_Task_
Take the lines from the top down to and including the one with "20).attr('dy', '0.35em').attr('y', -31);" and repeat them exactly. Omit images.

────────

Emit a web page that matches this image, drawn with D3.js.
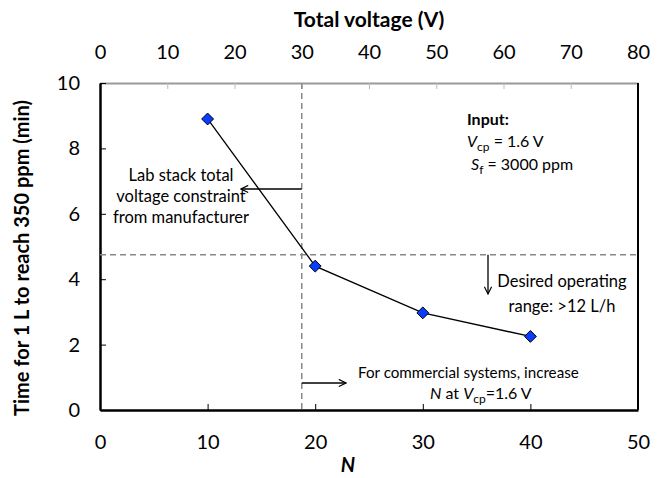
<!DOCTYPE html>
<html>
<head>
<meta charset="utf-8">
<script src="https://cdn.jsdelivr.net/npm/d3@7"></script>
<style>
  body { margin: 0; background: #fff; }
  svg text { font-family: Lato, "Open Sans", sans-serif; fill: #000; }
</style>
</head>
<body>
<div id="main"></div>
<script>
// data
const nValues = [10, 20, 30, 40];
const timeValues = [8.9, 4.4, 2.97, 2.25];
const nTicks = [0, 10, 20, 30, 40, 50];
const timeTicks = [0, 2, 4, 6, 8, 10];
const voltTicks = [0, 10, 20, 30, 40, 50, 60, 70, 80];
const voltLimit = 30;      // lab stack constraint (V)
const desiredTime = 4.75;  // time for >12 L/h

const width = 662, height = 478;
const margin = { top: 83, right: 24, bottom: 68, left: 100 };

const svg = d3.select('#main').append('svg')
  .attr('width', width)
  .attr('height', height);

const x = d3.scaleLinear().domain([0, 50]).range([margin.left, width - margin.right]);
const xV = d3.scaleLinear().domain([0, 80]).range([margin.left, width - margin.right]);
const y = d3.scaleLinear().domain([0, 10]).range([height - margin.bottom, margin.top]);

// top axis (gray)
const topAx = svg.append('g')
  .attr('transform', `translate(0,${margin.top})`)
  .call(d3.axisTop(xV).tickValues(voltTicks).tickSize(-6).tickSizeOuter(0));
topAx.select('.domain').attr('stroke', '#999').attr('stroke-width', 2);
topAx.selectAll('.tick line').attr('stroke', '#bbb');
topAx.selectAll('.tick text').attr('font-size', 20).attr('dy', '0.35em').attr('y', -31);

// right border
svg.append('line')
  .attr('x1', width - margin.right).attr('x2', width - margin.right)
  .attr('y1', margin.top).attr('y2', y(0))
  .attr('stroke', '#000').attr('stroke-width', 2);

// bottom axis
const botAx = svg.append('g')
  .attr('transform', `translate(0,${y(0)})`)
  .call(d3.axisBottom(x).tickValues(nTicks).tickSize(-6).tickSizeOuter(0));
botAx.select('.domain').attr('stroke-width', 2.5);
botAx.selectAll('.tick text').attr('font-size', 20).attr('dy', '0.35em').attr('y', 32);

// left axis
const leftAx = svg.append('g')
  .attr('transform', `translate(${margin.left},0)`)
  .call(d3.axisLeft(y).tickValues(timeTicks).tickSize(-6).tickSizeOuter(0));
leftAx.select('.domain').attr('stroke-width', 2.5);
leftAx.selectAll('.tick text').attr('font-size', 20).attr('x', -20);

// axis titles
svg.append('text')
  .attr('x', (margin.left + width - margin.right) / 2).attr('y', 27)
  .attr('text-anchor', 'middle').attr('font-size', 21).attr('font-weight', 'bold')
  .text('Total voltage (V)');
svg.append('text')
  .attr('x', 348).attr('y', 472)
  .attr('text-anchor', 'middle').attr('font-size', 20).attr('font-weight', 'bold').attr('font-style', 'italic')
  .text('N');
svg.append('text')
  .attr('transform', `translate(29,258) rotate(-90)`)
  .attr('text-anchor', 'middle').attr('font-size', 20).attr('font-weight', 'bold')
  .text('Time for 1 L to reach 350 ppm (min)');

// dashed guide lines
svg.append('line')
  .attr('x1', xV(voltLimit)).attr('x2', xV(voltLimit))
  .attr('y1', margin.top).attr('y2', y(0))
  .attr('stroke', '#888').attr('stroke-width', 1.5).attr('stroke-dasharray', '6,4');
svg.append('line')
  .attr('x1', margin.left).attr('x2', width - margin.right)
  .attr('y1', y(desiredTime)).attr('y2', y(desiredTime))
  .attr('stroke', '#888').attr('stroke-width', 1.5).attr('stroke-dasharray', '6,4');

// series
const pts = nValues.map((n, i) => [n, timeValues[i]]);
svg.append('path')
  .datum(pts)
  .attr('fill', 'none').attr('stroke', '#000').attr('stroke-width', 1.3)
  .attr('d', d3.line().x(d => x(d[0])).y(d => y(d[1])));
svg.append('g').selectAll('path')
  .data(pts)
  .join('path')
  .attr('transform', d => `translate(${x(d[0])},${y(d[1])})`)
  .attr('d', d3.symbol(d3.symbolDiamond2, 90))
  .attr('fill', '#0a3cff').attr('stroke', '#000').attr('stroke-width', 1);

// arrows
const defs = svg.append('defs');
defs.append('marker')
  .attr('id', 'arr').attr('viewBox', '0 0 10 10').attr('refX', 9).attr('refY', 5)
  .attr('markerWidth', 9).attr('markerHeight', 9).attr('markerUnits', 'userSpaceOnUse')
  .attr('orient', 'auto')
  .append('path').attr('d', 'M1,1 L9,5 L1,9').attr('fill', 'none').attr('stroke', '#000').attr('stroke-width', 1.3);

function arrow(x1, y1, x2, y2) {
  svg.append('line')
    .attr('x1', x1).attr('y1', y1).attr('x2', x2).attr('y2', y2)
    .attr('stroke', '#000').attr('stroke-width', 1.3).attr('marker-end', 'url(#arr)');
}
const vx = xV(voltLimit);
arrow(vx, 189, 241, 189);
arrow(488, y(desiredTime), 488, 294);
arrow(vx, 383, 346, 383);

// annotation text
function lines(xp, y0, dy, arr, anchor) {
  arr.forEach((t, i) => {
    svg.append('text').attr('x', xp).attr('y', y0 + i * dy)
      .attr('text-anchor', anchor || 'middle').attr('font-size', 16.5).text(t);
  });
}
lines(181, 181, 21, ['Lab stack total', 'voltage constraint', 'from manufacturer']);
lines(562, 287, 25, ['Desired operating', 'range: >12 L/h']);

svg.append('text').attr('x', 358).attr('y', 378).attr('font-size', 15.2).text('For commercial systems, increase');
const t2 = svg.append('text').attr('x', 430).attr('y', 399).attr('font-size', 16);
t2.append('tspan').attr('font-style', 'italic').text('N');
t2.append('tspan').text(' at ');
t2.append('tspan').attr('font-style', 'italic').text('V');
t2.append('tspan').attr('font-size', 12).attr('dy', 4).text('cp');
t2.append('tspan').attr('dy', -4).text('=1.6 V');

svg.append('text').attr('x', 467).attr('y', 125).attr('font-size', 16).attr('font-weight', 'bold').text('Input:');
const t3 = svg.append('text').attr('x', 467).attr('y', 147).attr('font-size', 16);
t3.append('tspan').attr('font-style', 'italic').text('V');
t3.append('tspan').attr('font-size', 12).attr('dy', 4).text('cp');
t3.append('tspan').attr('dy', -4).text(' = 1.6 V');
const t4 = svg.append('text').attr('x', 471).attr('y', 170).attr('font-size', 16);
t4.append('tspan').attr('font-style', 'italic').text('S');
t4.append('tspan').attr('font-size', 12).attr('dy', 4).text('f');
t4.append('tspan').attr('dy', -4).text(' = 3000 ppm');
</script>
</body>
</html>
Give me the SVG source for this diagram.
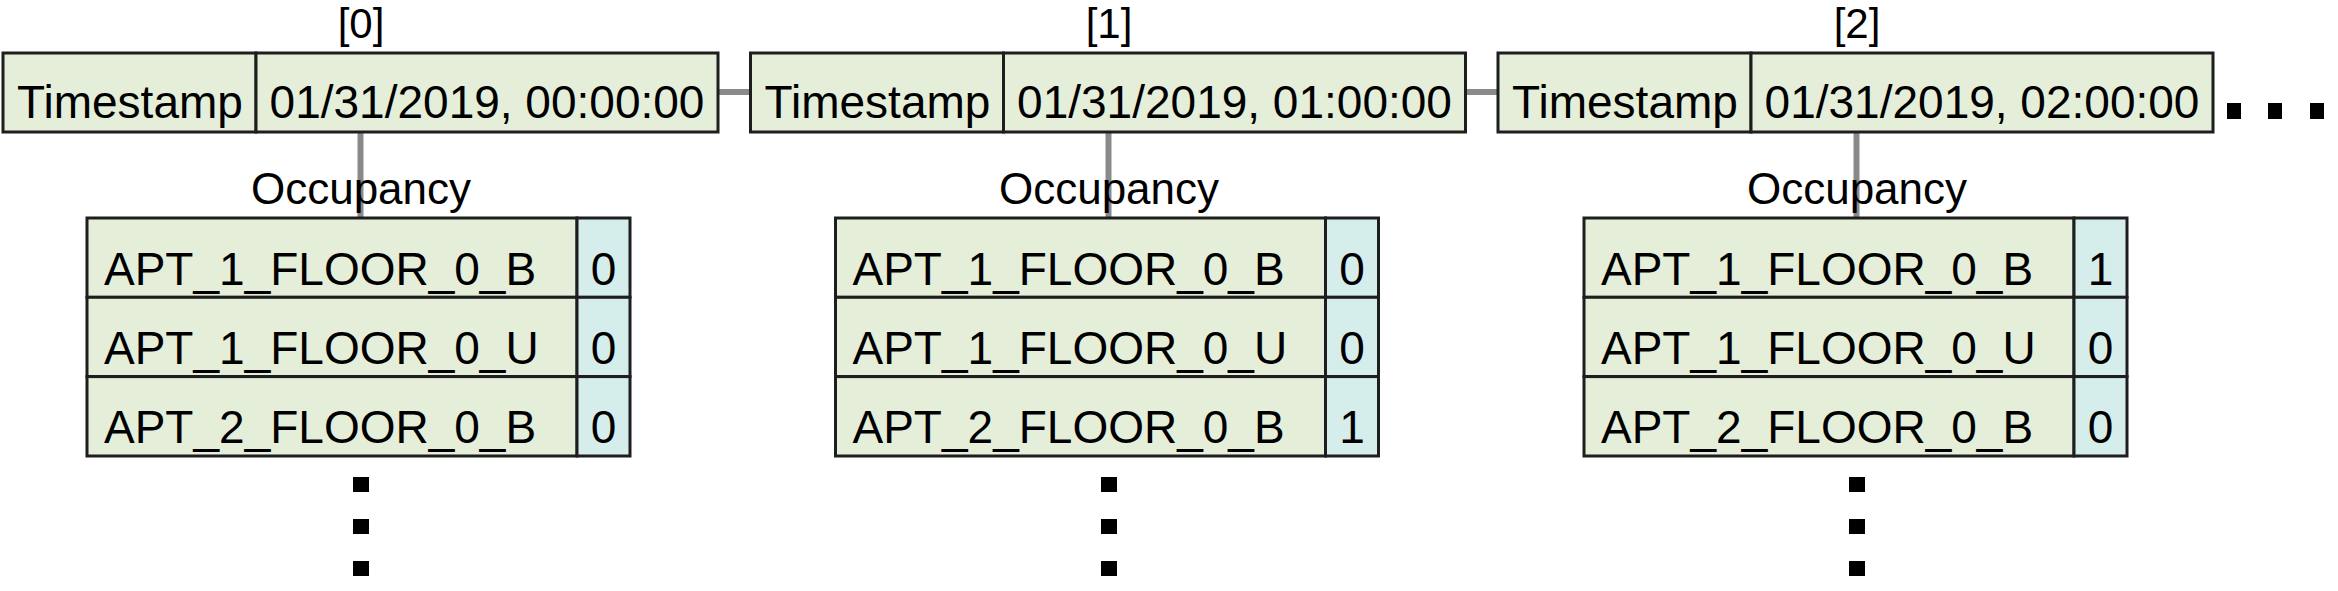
<svg xmlns="http://www.w3.org/2000/svg" width="2338" height="591" viewBox="0 0 2338 591">
<style>
text{font-family:"Liberation Sans",Arial,sans-serif;fill:#000}
.t{font-size:46px}
.c{text-anchor:middle}
.lbl{font-size:42px;text-anchor:middle}
.occ{font-size:44px;text-anchor:middle}
.g{fill:#e5eed9;stroke:#1e1e1e;stroke-width:3}
.b{fill:#d6eeeb;stroke:#1e1e1e;stroke-width:3}
.con{stroke:#8a8a8a;stroke-width:6;fill:none}
.dot{fill:#000}
</style>
<rect width="2338" height="591" fill="#fff"/>
<g id="connectors">
<line class="con" x1="718" y1="92" x2="750.5" y2="92"/>
<line class="con" x1="1465.5" y1="92" x2="1498" y2="92"/>
<line class="con" x1="360.5" y1="132" x2="360.5" y2="218"/>
<line class="con" x1="1108.5" y1="132" x2="1108.5" y2="218"/>
<line class="con" x1="1856.5" y1="132" x2="1856.5" y2="218"/>
</g>
<g id="node0">
<text class="lbl" x="361" y="38">[0]</text>
<rect class="g" x="3" y="53" width="253" height="79"/>
<rect class="g" x="256" y="53" width="462" height="79"/>
<text class="t c" x="130" y="118">Timestamp</text>
<text class="t c" x="487" y="118">01/31/2019, 00:00:00</text>
</g>
<g id="table0">
<text class="occ" x="361" y="204">Occupancy</text>
<rect class="g" x="87" y="218" width="490" height="79.3"/>
<rect class="g" x="87" y="297.3" width="490" height="79.3"/>
<rect class="g" x="87" y="376.6" width="490" height="79.4"/>
<rect class="b" x="577" y="218" width="53" height="79.3"/>
<rect class="b" x="577" y="297.3" width="53" height="79.3"/>
<rect class="b" x="577" y="376.6" width="53" height="79.4"/>
<text class="t" x="104" y="285">APT_1_FLOOR_0_B</text>
<text class="t" x="104" y="364">APT_1_FLOOR_0_U</text>
<text class="t" x="104" y="443">APT_2_FLOOR_0_B</text>
<text class="t c" x="603.5" y="285">0</text>
<text class="t c" x="603.5" y="364">0</text>
<text class="t c" x="603.5" y="443">0</text>
<rect class="dot" x="353" y="477" width="16" height="15"/>
<rect class="dot" x="353" y="519" width="16" height="15"/>
<rect class="dot" x="353" y="561" width="16" height="15"/>
</g>
<g id="node1">
<text class="lbl" x="1109" y="38">[1]</text>
<rect class="g" x="750.5" y="53" width="253" height="79"/>
<rect class="g" x="1003.5" y="53" width="462" height="79"/>
<text class="t c" x="877.5" y="118">Timestamp</text>
<text class="t c" x="1234.5" y="118">01/31/2019, 01:00:00</text>
</g>
<g id="table1">
<text class="occ" x="1109" y="204">Occupancy</text>
<rect class="g" x="835.5" y="218" width="490" height="79.3"/>
<rect class="g" x="835.5" y="297.3" width="490" height="79.3"/>
<rect class="g" x="835.5" y="376.6" width="490" height="79.4"/>
<rect class="b" x="1325.5" y="218" width="53" height="79.3"/>
<rect class="b" x="1325.5" y="297.3" width="53" height="79.3"/>
<rect class="b" x="1325.5" y="376.6" width="53" height="79.4"/>
<text class="t" x="852.5" y="285">APT_1_FLOOR_0_B</text>
<text class="t" x="852.5" y="364">APT_1_FLOOR_0_U</text>
<text class="t" x="852.5" y="443">APT_2_FLOOR_0_B</text>
<text class="t c" x="1352" y="285">0</text>
<text class="t c" x="1352" y="364">0</text>
<text class="t c" x="1352" y="443">1</text>
<rect class="dot" x="1101" y="477" width="16" height="15"/>
<rect class="dot" x="1101" y="519" width="16" height="15"/>
<rect class="dot" x="1101" y="561" width="16" height="15"/>
</g>
<g id="node2">
<text class="lbl" x="1857" y="38">[2]</text>
<rect class="g" x="1498" y="53" width="253" height="79"/>
<rect class="g" x="1751" y="53" width="462" height="79"/>
<text class="t c" x="1625" y="118">Timestamp</text>
<text class="t c" x="1982" y="118">01/31/2019, 02:00:00</text>
<rect class="dot" x="2227" y="103" width="14" height="16"/>
<rect class="dot" x="2268" y="103" width="14" height="16"/>
<rect class="dot" x="2310" y="103" width="14" height="16"/>
</g>
<g id="table2">
<text class="occ" x="1857" y="204">Occupancy</text>
<rect class="g" x="1584" y="218" width="490" height="79.3"/>
<rect class="g" x="1584" y="297.3" width="490" height="79.3"/>
<rect class="g" x="1584" y="376.6" width="490" height="79.4"/>
<rect class="b" x="2074" y="218" width="53" height="79.3"/>
<rect class="b" x="2074" y="297.3" width="53" height="79.3"/>
<rect class="b" x="2074" y="376.6" width="53" height="79.4"/>
<text class="t" x="1601" y="285">APT_1_FLOOR_0_B</text>
<text class="t" x="1601" y="364">APT_1_FLOOR_0_U</text>
<text class="t" x="1601" y="443">APT_2_FLOOR_0_B</text>
<text class="t c" x="2100.5" y="285">1</text>
<text class="t c" x="2100.5" y="364">0</text>
<text class="t c" x="2100.5" y="443">0</text>
<rect class="dot" x="1849" y="477" width="16" height="15"/>
<rect class="dot" x="1849" y="519" width="16" height="15"/>
<rect class="dot" x="1849" y="561" width="16" height="15"/>
</g>
</svg>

────────

_Response to this exercise_
Emit a web page that matches this image, drawn with D3.js.
<!DOCTYPE html>
<html>
<head>
<meta charset="utf-8">
<script src="https://cdn.jsdelivr.net/npm/d3@7"></script>
<style>
  body { margin: 0; background: #fff; }
  svg text { font-family: Lato, "Open Sans", sans-serif; fill: #000; }
</style>
</head>
<body>
<div id="main"></div>
<script>
// data
const nValues = [10, 20, 30, 40];
const timeValues = [8.9, 4.4, 2.97, 2.25];
const nTicks = [0, 10, 20, 30, 40, 50];
const timeTicks = [0, 2, 4, 6, 8, 10];
const voltTicks = [0, 10, 20, 30, 40, 50, 60, 70, 80];
const voltLimit = 30;      // lab stack constraint (V)
const desiredTime = 4.75;  // time for >12 L/h

const width = 662, height = 478;
const margin = { top: 83, right: 24, bottom: 68, left: 100 };

const svg = d3.select('#main').append('svg')
  .attr('width', width)
  .attr('height', height);

const x = d3.scaleLinear().domain([0, 50]).range([margin.left, width - margin.right]);
const xV = d3.scaleLinear().domain([0, 80]).range([margin.left, width - margin.right]);
const y = d3.scaleLinear().domain([0, 10]).range([height - margin.bottom, margin.top]);

// top axis (gray)
const topAx = svg.append('g')
  .attr('transform', `translate(0,${margin.top})`)
  .call(d3.axisTop(xV).tickValues(voltTicks).tickSize(-6).tickSizeOuter(0));
topAx.select('.domain').attr('stroke', '#999').attr('stroke-width', 2);
topAx.selectAll('.tick line').attr('stroke', '#bbb');
topAx.selectAll('.tick text').attr('font-size', 20).attr('dy', '0.35em').attr('y', -31);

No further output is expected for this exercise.